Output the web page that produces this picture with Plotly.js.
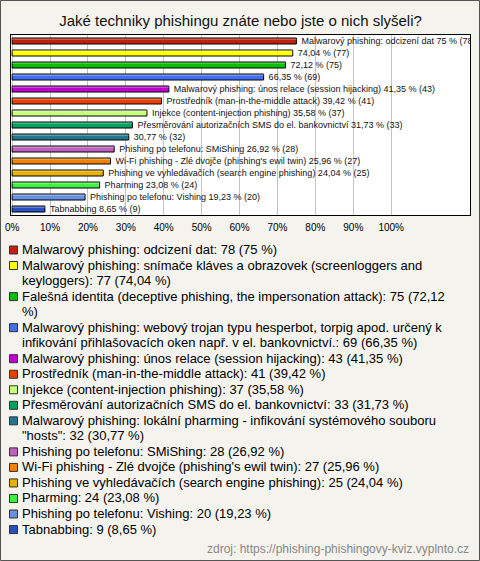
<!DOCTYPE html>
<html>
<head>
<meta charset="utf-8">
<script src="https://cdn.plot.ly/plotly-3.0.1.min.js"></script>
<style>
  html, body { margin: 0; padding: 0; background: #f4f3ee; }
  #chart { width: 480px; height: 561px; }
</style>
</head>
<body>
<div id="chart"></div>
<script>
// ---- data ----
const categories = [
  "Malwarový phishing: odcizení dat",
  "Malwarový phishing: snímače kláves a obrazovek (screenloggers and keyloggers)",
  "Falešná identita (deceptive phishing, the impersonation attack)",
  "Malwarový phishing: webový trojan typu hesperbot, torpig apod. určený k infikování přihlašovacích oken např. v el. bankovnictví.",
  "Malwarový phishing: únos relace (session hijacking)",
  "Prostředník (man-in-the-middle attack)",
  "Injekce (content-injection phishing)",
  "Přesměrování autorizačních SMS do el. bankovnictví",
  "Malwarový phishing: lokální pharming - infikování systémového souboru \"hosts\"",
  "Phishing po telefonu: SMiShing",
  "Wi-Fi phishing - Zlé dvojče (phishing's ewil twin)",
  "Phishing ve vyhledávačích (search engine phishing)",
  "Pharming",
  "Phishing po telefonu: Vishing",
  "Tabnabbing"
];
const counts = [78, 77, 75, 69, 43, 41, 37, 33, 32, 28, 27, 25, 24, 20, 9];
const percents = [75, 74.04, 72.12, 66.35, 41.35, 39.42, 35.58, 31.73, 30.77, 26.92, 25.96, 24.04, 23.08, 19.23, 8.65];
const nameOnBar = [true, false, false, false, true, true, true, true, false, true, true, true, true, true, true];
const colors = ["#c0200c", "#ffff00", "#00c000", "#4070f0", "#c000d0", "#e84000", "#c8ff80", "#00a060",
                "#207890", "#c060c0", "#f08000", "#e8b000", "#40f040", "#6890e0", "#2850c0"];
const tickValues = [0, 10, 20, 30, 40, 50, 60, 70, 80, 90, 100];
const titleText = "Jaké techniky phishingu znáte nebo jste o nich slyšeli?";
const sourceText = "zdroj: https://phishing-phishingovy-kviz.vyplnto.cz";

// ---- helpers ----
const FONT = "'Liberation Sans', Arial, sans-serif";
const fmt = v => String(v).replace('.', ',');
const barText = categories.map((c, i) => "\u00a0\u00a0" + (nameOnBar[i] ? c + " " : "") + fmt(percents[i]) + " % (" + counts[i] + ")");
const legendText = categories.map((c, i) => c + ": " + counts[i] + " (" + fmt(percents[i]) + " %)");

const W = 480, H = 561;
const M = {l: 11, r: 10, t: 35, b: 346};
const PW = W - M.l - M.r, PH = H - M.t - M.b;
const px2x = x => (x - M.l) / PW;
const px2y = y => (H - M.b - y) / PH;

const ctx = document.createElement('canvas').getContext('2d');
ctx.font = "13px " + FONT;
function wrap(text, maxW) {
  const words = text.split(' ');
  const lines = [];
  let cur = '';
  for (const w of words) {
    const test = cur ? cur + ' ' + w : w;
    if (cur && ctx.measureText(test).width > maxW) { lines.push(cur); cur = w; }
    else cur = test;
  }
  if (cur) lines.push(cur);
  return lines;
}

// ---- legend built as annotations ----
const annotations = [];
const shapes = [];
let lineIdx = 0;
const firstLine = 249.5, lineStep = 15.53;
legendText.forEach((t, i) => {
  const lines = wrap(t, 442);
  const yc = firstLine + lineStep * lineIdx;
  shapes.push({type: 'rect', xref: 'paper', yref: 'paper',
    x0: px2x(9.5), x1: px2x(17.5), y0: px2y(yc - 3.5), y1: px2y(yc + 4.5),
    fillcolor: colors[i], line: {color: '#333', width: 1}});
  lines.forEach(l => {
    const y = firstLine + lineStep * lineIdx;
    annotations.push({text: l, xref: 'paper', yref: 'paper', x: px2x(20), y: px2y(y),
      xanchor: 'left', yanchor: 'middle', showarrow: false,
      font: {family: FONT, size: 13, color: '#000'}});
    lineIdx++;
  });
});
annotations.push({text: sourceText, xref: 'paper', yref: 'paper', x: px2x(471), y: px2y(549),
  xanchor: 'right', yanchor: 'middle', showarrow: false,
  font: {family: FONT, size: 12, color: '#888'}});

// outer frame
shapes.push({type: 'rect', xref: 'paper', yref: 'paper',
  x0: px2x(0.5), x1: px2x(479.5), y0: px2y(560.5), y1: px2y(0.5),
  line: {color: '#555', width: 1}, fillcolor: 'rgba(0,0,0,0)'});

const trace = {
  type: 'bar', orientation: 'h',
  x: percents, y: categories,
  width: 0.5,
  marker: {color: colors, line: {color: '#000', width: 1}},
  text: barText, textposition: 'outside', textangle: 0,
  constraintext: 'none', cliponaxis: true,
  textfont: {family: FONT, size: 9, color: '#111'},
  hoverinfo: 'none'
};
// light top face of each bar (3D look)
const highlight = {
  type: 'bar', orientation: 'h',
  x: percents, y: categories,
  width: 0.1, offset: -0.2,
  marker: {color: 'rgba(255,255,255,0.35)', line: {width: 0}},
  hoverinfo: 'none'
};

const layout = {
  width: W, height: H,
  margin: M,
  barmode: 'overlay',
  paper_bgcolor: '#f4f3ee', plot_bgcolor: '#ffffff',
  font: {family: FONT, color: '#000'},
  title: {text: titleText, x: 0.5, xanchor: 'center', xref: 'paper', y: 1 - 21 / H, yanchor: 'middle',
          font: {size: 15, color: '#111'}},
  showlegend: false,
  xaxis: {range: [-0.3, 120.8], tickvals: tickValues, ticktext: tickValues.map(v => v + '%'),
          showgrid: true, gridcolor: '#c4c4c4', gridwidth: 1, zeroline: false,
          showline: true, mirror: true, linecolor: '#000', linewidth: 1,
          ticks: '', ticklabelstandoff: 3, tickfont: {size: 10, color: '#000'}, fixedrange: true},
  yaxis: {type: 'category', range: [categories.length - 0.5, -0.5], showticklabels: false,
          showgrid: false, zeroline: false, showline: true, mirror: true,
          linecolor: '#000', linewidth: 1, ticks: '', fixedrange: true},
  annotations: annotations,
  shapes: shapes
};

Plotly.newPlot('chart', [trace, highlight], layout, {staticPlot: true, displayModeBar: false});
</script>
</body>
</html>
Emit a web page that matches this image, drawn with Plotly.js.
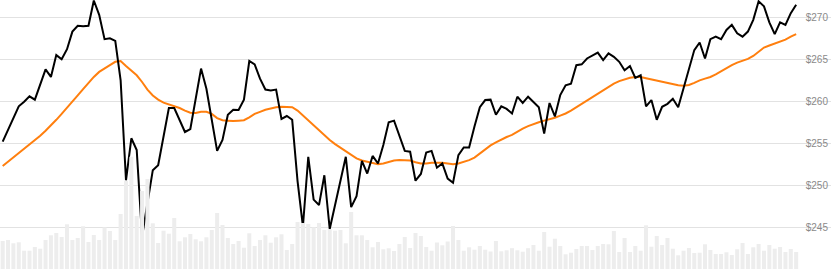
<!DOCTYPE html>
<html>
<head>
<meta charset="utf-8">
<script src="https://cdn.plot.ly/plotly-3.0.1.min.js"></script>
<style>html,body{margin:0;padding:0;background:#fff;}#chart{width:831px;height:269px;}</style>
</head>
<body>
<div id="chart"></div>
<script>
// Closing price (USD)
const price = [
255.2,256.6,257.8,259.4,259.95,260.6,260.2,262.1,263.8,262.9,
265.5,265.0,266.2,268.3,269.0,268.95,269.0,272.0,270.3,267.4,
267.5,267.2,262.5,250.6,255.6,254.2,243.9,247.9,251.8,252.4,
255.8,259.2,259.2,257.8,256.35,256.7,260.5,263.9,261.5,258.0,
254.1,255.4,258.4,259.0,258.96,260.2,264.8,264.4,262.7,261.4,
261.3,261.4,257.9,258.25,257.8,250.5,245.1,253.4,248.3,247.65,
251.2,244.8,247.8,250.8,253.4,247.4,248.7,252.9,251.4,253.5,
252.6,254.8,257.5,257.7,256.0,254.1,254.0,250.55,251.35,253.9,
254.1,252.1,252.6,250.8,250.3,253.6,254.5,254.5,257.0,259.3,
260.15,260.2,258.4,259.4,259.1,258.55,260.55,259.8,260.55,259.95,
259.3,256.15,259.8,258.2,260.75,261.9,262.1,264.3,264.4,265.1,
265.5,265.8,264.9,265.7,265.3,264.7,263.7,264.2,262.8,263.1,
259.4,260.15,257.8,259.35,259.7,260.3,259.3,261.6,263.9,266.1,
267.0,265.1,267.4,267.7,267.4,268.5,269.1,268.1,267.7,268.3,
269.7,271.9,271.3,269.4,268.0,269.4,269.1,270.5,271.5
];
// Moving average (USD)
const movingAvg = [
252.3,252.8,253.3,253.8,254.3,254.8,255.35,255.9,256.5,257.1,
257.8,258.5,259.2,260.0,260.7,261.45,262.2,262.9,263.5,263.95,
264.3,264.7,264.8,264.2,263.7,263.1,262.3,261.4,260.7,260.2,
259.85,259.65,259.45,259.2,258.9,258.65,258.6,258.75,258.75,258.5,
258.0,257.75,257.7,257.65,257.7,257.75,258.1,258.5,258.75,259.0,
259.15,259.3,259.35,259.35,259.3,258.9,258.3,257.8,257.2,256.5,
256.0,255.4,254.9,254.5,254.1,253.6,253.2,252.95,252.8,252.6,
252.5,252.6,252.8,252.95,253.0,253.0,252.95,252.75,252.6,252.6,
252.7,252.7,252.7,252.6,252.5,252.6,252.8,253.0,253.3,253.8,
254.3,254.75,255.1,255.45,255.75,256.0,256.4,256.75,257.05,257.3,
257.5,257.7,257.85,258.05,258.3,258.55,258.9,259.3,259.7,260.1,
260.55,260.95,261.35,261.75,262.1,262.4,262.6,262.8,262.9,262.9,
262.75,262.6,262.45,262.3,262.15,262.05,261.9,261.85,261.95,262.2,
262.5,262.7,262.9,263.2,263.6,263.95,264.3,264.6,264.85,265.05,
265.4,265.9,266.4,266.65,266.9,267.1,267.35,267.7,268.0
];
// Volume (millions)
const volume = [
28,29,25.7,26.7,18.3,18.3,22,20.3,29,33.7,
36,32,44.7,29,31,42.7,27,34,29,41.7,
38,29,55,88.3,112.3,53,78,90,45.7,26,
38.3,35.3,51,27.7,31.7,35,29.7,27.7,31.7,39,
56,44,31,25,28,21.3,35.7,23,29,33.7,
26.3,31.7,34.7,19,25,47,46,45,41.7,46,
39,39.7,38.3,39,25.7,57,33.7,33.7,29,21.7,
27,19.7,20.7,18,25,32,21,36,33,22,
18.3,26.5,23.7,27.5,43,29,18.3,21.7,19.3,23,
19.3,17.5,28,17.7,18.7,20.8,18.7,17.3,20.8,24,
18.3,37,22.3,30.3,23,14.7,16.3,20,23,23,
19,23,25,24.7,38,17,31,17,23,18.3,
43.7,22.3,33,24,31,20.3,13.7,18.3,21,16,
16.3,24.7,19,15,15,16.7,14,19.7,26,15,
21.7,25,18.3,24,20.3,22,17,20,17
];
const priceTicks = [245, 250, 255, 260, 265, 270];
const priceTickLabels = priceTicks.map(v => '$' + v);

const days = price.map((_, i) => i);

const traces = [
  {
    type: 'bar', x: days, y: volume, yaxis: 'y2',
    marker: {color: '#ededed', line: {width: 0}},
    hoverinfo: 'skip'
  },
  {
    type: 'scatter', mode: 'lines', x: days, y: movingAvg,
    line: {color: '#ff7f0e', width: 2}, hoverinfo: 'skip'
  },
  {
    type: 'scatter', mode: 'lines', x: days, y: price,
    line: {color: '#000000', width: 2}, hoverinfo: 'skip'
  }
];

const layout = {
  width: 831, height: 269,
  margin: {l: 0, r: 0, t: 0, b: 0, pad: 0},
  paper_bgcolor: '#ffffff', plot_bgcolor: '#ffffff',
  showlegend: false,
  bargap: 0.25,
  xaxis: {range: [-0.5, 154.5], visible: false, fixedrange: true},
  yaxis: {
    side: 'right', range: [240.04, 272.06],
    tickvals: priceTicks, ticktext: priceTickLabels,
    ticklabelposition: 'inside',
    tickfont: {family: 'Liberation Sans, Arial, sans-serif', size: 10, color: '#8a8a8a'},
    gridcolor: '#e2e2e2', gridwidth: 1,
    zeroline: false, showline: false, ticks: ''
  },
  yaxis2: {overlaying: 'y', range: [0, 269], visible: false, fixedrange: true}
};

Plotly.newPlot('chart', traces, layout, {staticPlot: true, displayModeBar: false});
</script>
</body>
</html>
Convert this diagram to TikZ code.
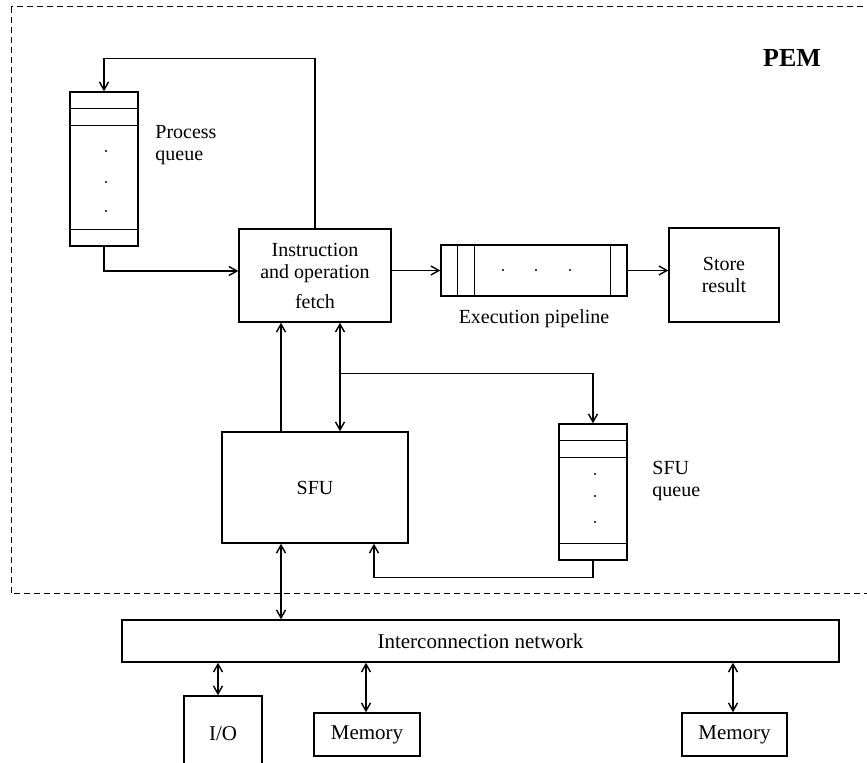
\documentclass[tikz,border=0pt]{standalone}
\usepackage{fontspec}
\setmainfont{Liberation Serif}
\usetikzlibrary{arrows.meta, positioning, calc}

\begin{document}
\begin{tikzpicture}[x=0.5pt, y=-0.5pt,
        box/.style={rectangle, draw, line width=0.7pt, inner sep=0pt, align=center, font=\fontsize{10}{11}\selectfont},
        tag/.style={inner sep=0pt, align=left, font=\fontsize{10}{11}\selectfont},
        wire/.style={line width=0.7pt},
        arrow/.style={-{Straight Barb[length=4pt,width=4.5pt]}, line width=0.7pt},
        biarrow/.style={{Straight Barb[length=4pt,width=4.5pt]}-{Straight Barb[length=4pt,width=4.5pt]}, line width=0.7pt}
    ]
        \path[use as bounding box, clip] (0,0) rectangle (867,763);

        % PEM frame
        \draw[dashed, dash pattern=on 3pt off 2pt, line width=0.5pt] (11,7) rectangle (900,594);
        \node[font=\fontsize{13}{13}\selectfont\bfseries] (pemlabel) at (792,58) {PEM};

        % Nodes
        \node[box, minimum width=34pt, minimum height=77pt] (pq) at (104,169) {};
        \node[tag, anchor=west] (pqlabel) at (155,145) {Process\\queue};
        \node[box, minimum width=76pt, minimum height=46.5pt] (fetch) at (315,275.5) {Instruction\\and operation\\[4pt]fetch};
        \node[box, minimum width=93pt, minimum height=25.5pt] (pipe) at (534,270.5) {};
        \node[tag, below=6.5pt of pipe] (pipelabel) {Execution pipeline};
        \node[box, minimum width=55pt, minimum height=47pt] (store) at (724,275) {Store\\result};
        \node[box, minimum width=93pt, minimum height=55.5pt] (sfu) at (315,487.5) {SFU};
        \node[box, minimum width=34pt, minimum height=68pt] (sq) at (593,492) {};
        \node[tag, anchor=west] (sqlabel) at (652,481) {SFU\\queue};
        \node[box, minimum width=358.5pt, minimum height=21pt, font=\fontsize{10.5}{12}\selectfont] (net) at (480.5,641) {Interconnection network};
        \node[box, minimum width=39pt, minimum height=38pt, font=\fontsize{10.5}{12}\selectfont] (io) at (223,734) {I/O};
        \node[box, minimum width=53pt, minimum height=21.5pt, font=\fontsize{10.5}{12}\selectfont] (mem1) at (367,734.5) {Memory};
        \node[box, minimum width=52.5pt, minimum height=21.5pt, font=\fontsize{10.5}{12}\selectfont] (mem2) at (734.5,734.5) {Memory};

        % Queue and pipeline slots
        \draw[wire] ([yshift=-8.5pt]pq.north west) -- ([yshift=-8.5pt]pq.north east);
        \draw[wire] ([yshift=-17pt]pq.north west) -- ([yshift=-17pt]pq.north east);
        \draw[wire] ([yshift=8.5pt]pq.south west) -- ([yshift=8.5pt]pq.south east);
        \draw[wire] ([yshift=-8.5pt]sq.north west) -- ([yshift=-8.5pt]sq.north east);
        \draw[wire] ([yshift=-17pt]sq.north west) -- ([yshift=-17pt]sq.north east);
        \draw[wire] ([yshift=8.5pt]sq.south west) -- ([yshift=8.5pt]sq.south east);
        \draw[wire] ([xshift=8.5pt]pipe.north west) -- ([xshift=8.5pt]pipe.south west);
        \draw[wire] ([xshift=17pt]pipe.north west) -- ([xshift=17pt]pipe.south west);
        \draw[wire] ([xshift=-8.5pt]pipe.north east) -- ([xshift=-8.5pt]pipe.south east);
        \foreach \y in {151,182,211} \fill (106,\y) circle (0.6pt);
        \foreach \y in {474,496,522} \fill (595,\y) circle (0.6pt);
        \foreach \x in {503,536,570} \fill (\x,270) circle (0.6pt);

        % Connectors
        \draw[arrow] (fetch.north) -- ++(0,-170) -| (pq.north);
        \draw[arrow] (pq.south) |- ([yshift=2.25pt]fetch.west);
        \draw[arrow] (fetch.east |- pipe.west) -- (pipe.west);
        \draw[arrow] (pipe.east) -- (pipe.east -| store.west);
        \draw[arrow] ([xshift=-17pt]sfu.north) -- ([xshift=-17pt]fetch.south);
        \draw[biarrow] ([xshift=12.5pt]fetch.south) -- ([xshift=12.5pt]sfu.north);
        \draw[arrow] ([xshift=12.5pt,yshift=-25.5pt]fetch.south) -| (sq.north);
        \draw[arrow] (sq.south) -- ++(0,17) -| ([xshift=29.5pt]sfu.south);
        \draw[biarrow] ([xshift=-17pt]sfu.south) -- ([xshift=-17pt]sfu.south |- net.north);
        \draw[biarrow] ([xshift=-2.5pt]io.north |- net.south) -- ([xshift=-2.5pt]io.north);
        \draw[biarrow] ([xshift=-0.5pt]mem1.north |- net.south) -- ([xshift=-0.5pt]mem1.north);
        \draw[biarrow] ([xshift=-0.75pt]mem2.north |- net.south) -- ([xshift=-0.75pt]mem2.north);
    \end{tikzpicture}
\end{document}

** Problem **
Copy out every line in the entries above that holds "with".

** Output of the task **
Output the web page that produces this picture with Plotly.js.
Emit a web page that matches this image, drawn with Plotly.js.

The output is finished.